E' un film, "Ludwig" che continuamente riequilibra una sorta di "realismo" (e non mi stancherò mai di ripetere che la nozione di realismo è assai problematica nell'arte ed a maggior ragione, anche se questo potrà apparire paradossale, in un arte come il Cinema) con uno slancio "romantico", che trascende continuamente il dato "realistico".

Questo lo possiamo vedere nella stessa caratterizzazione del personaggio di Sissi, la quale rispetto alla trilogia austriaca di Ernst Marischka del 1955-1957 (nella quale la principessa viene interpretata sempre da Romy Schneider) assume connotati più veritieri e reali, molto meno "romanticizzati".

La stessa colonna sonora del film caratterizza incisivamente la vicenda narrata e rappresentata dal momento che molti dei brani appartengono ad opere wagneriane, andando così a creare una sorta di prolungamento fra realtà filmica e realtà creativa e realizzativa.

"Ludwig" è anche una sorta di film mutante se solo pensiamo a come (e questo aspetto, molto giustamente è stato spesso evidenziato dai critici) si incupisca, assumendo tonalità (anche a livello coloristico, cromatico) progressivamente sempre più cupe e "funeree".

Lo stesso re sembra discendere nel baratro di una sorta di "follia", di paranoia, di delirio di persecuzione (tra l'altro, talora parzialemnte giustificato, dal momento che, a causa del suo comportamento del tutto eccentrico si attira l'ostilità di ministri e colaboratori, nonchè della famiglia).

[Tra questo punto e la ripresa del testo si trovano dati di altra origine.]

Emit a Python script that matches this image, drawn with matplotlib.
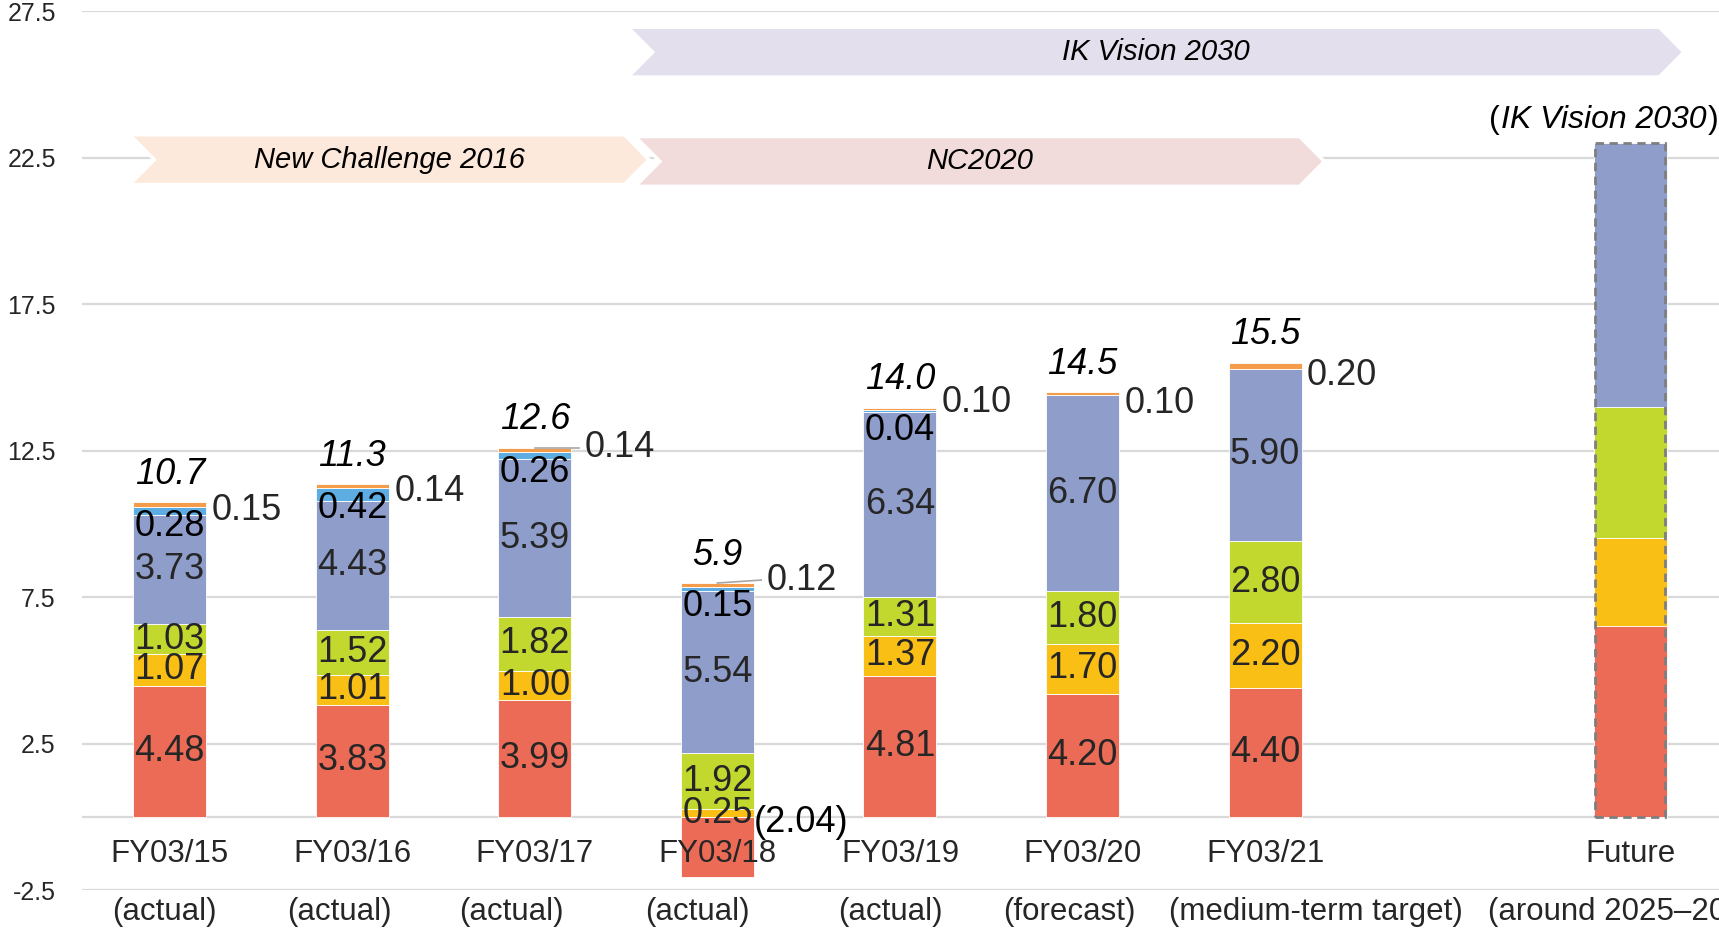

Io concordo solo parzialmente con chi sostiene che in "Ludwig" è rappresentata l'impossibilità dell'estetismo a fronte di una realtà sempre più "moderna", io credo che vi sia, nel film, qualcosa di più assoluto ed astratto: quella caratteristica c'è, senz'altro, ma è presente qualcosa di più radicale: l'impossibilità dell'estetismo a fronte dell'opacità, dell'inerzia del reale, di un mortificante principio di realtà atto a giustificare compromessi e rinunce.

Con questo film lo stesso Visconti mostra tutto il suo culto "estetista" della bellezza e dell'Arte: il tutto è testimoniato non solo dal puntiglio scenografico (che, come ho detto raggiunge in questo film il suo acme) ma anche dallo sfarzo (mai fine a se stesso) della messinscena il quale si fa manifestazione poetica e concreta al contempo della ricerca spasmodica da parte di Ludwig di una sorta di Assoluto.

Ed assoluto rimane un film come "Ludwig".